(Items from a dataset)
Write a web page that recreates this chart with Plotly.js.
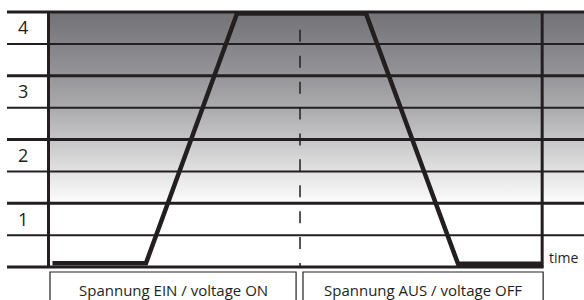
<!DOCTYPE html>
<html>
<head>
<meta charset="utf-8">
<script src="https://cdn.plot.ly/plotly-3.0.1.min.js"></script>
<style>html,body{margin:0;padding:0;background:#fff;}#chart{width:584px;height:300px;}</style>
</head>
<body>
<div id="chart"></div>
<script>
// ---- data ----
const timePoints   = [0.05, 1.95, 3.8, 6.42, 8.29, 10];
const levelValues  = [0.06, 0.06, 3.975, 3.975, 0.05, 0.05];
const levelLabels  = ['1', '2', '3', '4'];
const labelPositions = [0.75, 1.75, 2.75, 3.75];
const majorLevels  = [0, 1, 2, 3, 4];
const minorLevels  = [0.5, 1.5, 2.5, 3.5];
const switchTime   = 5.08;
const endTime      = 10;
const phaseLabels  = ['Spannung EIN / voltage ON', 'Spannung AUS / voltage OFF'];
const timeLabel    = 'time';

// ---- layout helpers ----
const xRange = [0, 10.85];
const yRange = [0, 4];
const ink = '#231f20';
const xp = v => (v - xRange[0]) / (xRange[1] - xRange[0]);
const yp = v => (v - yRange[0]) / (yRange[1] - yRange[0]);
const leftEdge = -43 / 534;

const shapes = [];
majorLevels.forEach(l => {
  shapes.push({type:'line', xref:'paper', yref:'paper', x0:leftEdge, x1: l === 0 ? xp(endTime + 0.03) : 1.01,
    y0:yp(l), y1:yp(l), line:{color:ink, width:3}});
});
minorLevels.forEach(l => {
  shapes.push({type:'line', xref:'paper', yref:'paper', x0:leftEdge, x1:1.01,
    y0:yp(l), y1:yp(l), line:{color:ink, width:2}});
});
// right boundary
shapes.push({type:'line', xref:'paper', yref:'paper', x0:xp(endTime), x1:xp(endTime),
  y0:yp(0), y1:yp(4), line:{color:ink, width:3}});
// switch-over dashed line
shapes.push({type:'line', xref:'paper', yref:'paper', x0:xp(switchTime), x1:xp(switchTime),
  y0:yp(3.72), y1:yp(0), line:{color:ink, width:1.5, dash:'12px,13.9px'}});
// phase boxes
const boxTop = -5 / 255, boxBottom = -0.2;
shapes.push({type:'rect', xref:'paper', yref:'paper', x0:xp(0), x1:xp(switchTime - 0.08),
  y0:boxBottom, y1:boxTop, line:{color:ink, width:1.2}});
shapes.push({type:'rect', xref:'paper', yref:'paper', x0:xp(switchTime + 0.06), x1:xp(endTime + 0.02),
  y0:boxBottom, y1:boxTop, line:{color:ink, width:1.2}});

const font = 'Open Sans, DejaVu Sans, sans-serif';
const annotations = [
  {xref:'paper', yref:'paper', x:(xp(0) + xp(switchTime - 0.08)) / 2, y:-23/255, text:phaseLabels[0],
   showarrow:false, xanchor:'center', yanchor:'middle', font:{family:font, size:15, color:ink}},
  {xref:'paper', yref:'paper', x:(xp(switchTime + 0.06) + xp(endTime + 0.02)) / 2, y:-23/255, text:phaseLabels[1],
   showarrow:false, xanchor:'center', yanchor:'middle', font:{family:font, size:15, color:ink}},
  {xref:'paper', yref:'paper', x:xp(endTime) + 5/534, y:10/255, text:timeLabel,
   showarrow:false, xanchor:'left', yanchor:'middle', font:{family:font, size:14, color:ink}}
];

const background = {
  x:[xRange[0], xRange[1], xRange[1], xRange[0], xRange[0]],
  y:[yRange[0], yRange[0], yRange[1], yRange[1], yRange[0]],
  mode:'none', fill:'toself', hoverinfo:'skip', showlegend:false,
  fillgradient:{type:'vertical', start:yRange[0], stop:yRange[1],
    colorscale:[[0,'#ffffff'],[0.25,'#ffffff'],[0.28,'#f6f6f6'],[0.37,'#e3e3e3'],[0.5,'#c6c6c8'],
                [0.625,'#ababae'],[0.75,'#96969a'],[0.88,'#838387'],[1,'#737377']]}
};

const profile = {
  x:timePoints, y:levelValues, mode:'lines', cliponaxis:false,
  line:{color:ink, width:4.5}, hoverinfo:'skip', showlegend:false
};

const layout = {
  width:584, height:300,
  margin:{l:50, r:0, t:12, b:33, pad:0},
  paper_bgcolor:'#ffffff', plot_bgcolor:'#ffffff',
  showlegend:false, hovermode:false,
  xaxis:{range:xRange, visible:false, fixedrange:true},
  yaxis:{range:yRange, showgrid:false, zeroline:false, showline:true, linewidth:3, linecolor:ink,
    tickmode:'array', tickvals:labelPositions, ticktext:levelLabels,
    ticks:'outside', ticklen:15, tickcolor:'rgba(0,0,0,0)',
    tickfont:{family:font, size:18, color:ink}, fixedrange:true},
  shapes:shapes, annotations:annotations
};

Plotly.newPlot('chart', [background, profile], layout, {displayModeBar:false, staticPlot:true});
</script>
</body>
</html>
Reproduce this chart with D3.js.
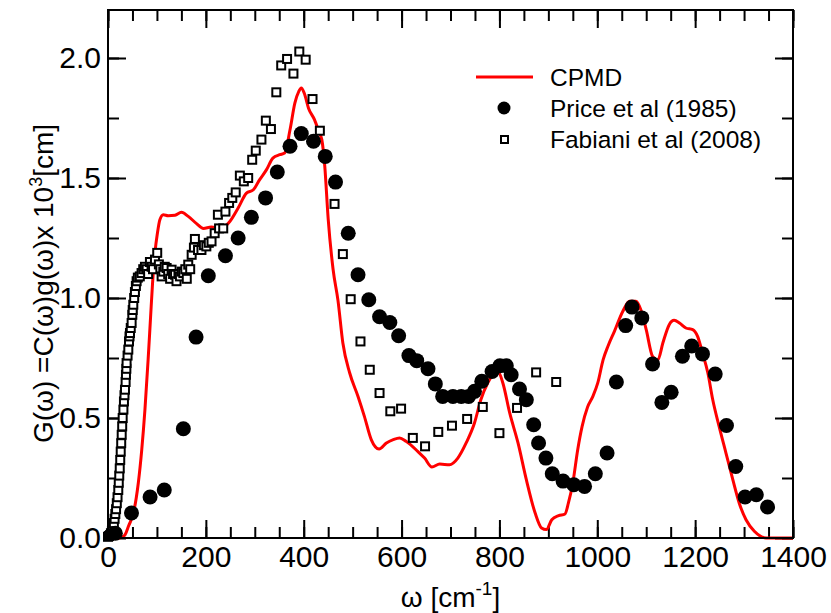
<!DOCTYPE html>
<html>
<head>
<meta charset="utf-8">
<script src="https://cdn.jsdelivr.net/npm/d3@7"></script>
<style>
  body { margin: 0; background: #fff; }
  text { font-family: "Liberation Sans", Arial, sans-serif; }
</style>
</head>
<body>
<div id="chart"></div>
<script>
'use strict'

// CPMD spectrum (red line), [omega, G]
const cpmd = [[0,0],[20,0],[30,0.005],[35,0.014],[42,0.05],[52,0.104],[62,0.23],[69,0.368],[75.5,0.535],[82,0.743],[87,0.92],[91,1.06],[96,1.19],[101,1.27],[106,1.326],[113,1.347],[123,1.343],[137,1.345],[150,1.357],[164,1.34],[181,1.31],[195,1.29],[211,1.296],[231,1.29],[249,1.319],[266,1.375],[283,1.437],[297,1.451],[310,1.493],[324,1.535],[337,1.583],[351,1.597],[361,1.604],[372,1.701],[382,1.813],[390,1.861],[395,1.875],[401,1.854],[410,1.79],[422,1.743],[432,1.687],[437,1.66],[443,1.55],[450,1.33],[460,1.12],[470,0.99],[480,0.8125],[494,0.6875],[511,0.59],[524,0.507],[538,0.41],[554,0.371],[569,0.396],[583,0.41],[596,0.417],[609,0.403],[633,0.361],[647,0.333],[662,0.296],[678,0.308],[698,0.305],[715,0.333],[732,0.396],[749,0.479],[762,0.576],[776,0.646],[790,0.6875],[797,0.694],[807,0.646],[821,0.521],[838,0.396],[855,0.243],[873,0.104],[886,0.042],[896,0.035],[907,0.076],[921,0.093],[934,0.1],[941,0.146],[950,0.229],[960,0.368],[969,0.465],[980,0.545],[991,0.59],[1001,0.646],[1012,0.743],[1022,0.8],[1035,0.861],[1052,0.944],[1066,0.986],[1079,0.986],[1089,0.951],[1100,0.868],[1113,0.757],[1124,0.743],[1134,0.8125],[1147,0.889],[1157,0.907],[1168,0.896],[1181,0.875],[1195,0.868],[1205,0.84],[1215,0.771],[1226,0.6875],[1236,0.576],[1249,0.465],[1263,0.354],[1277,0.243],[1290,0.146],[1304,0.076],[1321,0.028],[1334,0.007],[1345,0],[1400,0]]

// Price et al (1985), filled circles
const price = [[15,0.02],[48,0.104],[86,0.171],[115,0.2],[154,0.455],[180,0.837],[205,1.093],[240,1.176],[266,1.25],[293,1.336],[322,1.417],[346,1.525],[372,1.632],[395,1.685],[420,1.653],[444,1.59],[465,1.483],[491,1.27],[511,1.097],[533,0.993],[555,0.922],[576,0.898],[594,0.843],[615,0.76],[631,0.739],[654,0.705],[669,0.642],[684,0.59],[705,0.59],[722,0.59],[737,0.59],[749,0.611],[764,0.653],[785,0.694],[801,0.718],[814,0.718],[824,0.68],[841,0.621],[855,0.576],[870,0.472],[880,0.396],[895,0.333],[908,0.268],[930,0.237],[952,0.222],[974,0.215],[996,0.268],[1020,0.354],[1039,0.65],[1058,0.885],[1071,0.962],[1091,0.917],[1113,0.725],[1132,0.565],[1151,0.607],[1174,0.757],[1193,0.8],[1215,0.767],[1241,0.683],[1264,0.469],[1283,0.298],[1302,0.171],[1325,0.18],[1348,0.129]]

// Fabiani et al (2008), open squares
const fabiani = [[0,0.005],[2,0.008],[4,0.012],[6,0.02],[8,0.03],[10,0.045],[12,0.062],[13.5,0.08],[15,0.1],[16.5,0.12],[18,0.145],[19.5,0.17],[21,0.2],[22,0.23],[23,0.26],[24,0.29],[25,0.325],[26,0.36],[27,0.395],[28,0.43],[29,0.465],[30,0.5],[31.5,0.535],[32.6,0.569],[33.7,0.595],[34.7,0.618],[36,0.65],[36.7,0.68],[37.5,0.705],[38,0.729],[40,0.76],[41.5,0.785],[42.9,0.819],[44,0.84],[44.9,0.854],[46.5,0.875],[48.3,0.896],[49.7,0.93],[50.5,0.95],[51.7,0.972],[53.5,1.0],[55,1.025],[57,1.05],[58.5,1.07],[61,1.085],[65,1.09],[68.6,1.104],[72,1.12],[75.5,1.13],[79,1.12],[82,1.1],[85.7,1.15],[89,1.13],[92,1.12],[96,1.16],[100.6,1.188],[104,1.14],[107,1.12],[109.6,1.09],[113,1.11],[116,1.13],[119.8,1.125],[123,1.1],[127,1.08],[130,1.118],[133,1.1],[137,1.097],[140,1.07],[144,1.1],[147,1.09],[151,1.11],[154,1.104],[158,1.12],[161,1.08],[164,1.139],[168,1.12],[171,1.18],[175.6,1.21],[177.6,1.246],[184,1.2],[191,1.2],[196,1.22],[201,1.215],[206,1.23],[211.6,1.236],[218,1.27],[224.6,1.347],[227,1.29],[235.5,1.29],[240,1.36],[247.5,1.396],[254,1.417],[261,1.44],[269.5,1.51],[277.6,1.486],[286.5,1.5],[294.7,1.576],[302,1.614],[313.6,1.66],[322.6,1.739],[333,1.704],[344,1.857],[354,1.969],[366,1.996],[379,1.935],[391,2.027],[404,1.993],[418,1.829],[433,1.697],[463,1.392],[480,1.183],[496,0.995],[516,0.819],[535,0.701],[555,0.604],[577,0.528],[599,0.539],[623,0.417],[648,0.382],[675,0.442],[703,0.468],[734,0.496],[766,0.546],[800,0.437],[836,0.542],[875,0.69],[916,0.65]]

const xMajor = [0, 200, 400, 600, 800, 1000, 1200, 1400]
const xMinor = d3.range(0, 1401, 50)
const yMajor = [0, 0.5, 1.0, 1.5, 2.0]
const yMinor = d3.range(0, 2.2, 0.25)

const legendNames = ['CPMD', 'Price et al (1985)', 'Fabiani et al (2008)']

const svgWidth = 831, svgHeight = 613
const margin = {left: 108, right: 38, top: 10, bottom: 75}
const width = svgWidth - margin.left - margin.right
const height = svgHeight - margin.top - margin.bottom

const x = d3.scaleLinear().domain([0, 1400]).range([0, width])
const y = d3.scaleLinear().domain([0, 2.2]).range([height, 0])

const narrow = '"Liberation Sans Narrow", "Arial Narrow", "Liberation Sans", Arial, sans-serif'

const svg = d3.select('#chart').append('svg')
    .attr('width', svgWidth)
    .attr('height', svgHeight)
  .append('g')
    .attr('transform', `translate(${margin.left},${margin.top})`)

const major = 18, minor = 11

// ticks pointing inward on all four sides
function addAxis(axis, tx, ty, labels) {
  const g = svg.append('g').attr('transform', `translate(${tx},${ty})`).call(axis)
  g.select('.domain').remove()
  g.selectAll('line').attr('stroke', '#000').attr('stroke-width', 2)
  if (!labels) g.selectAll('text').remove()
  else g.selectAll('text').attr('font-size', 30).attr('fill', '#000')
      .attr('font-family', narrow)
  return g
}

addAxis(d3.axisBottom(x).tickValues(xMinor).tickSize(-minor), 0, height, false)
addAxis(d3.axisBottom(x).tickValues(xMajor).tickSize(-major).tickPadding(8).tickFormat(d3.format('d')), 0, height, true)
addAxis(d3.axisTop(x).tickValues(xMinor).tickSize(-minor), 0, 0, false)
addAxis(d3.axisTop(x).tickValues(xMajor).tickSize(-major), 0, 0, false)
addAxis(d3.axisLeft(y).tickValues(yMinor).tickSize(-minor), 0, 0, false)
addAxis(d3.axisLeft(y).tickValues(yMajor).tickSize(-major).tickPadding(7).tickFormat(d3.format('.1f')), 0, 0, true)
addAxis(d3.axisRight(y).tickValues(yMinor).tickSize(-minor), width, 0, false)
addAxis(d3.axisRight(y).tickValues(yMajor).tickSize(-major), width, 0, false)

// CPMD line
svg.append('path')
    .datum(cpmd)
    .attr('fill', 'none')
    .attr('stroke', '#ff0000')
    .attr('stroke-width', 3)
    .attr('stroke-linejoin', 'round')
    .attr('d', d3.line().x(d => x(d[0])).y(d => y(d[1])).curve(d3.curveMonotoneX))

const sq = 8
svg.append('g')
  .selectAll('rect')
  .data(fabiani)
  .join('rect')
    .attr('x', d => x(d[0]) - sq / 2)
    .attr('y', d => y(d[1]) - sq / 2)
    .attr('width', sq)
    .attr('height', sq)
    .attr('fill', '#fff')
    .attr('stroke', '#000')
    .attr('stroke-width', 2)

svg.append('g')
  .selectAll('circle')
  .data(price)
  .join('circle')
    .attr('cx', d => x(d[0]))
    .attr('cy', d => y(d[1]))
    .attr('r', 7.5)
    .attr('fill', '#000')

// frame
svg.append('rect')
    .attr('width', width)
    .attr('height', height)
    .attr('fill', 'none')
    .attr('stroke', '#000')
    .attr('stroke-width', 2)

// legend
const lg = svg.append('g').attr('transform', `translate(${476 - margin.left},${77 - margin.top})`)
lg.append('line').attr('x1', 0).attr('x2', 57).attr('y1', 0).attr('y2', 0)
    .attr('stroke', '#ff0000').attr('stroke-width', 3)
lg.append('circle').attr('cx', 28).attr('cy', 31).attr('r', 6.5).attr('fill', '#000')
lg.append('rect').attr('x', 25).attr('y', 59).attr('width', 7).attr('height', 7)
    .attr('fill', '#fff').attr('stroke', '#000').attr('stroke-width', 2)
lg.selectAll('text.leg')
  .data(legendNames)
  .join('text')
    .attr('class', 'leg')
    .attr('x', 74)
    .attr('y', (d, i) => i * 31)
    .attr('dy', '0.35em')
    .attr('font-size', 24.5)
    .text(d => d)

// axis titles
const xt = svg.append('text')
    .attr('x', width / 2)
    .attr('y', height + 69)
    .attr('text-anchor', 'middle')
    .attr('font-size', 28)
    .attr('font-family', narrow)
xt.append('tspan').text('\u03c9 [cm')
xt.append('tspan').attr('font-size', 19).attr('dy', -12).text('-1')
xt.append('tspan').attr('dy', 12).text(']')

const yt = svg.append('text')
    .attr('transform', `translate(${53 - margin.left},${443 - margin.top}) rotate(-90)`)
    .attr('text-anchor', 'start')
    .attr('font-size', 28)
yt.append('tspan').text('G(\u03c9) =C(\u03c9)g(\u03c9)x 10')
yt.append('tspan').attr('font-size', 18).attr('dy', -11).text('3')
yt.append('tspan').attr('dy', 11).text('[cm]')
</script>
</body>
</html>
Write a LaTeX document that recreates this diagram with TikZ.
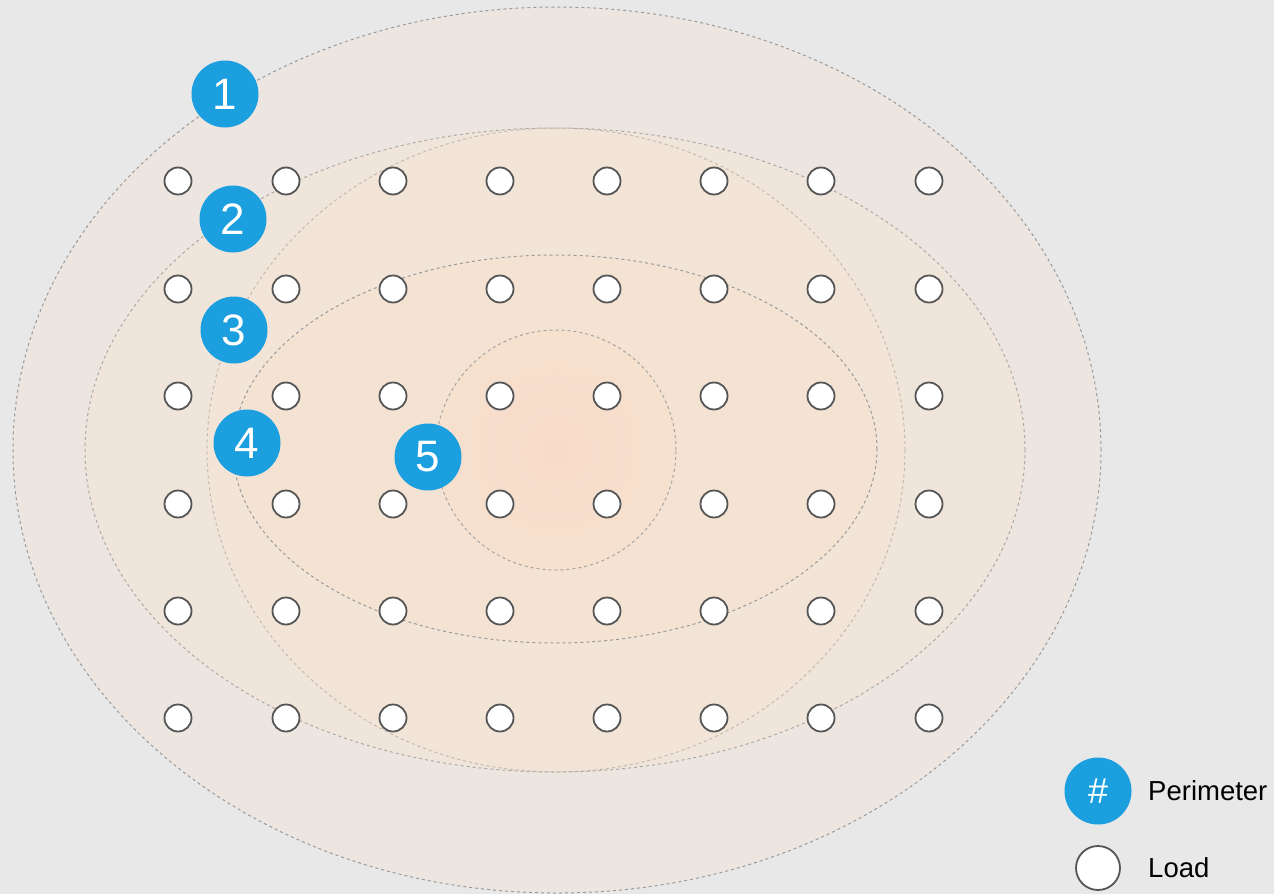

§ **Directions**:
Repeat, exactly and in full, each line from the start of the data to the line that contains "const leftEdge = -43 / 534;". Pictures do not go in.

§ **Solution to this exercise**:
Write a web page that recreates this chart with Plotly.js.
<!DOCTYPE html>
<html>
<head>
<meta charset="utf-8">
<script src="https://cdn.plot.ly/plotly-3.0.1.min.js"></script>
<style>html,body{margin:0;padding:0;background:#fff;}#chart{width:584px;height:300px;}</style>
</head>
<body>
<div id="chart"></div>
<script>
// ---- data ----
const timePoints   = [0.05, 1.95, 3.8, 6.42, 8.29, 10];
const levelValues  = [0.06, 0.06, 3.975, 3.975, 0.05, 0.05];
const levelLabels  = ['1', '2', '3', '4'];
const labelPositions = [0.75, 1.75, 2.75, 3.75];
const majorLevels  = [0, 1, 2, 3, 4];
const minorLevels  = [0.5, 1.5, 2.5, 3.5];
const switchTime   = 5.08;
const endTime      = 10;
const phaseLabels  = ['Spannung EIN / voltage ON', 'Spannung AUS / voltage OFF'];
const timeLabel    = 'time';

// ---- layout helpers ----
const xRange = [0, 10.85];
const yRange = [0, 4];
const ink = '#231f20';
const xp = v => (v - xRange[0]) / (xRange[1] - xRange[0]);
const yp = v => (v - yRange[0]) / (yRange[1] - yRange[0]);
const leftEdge = -43 / 534;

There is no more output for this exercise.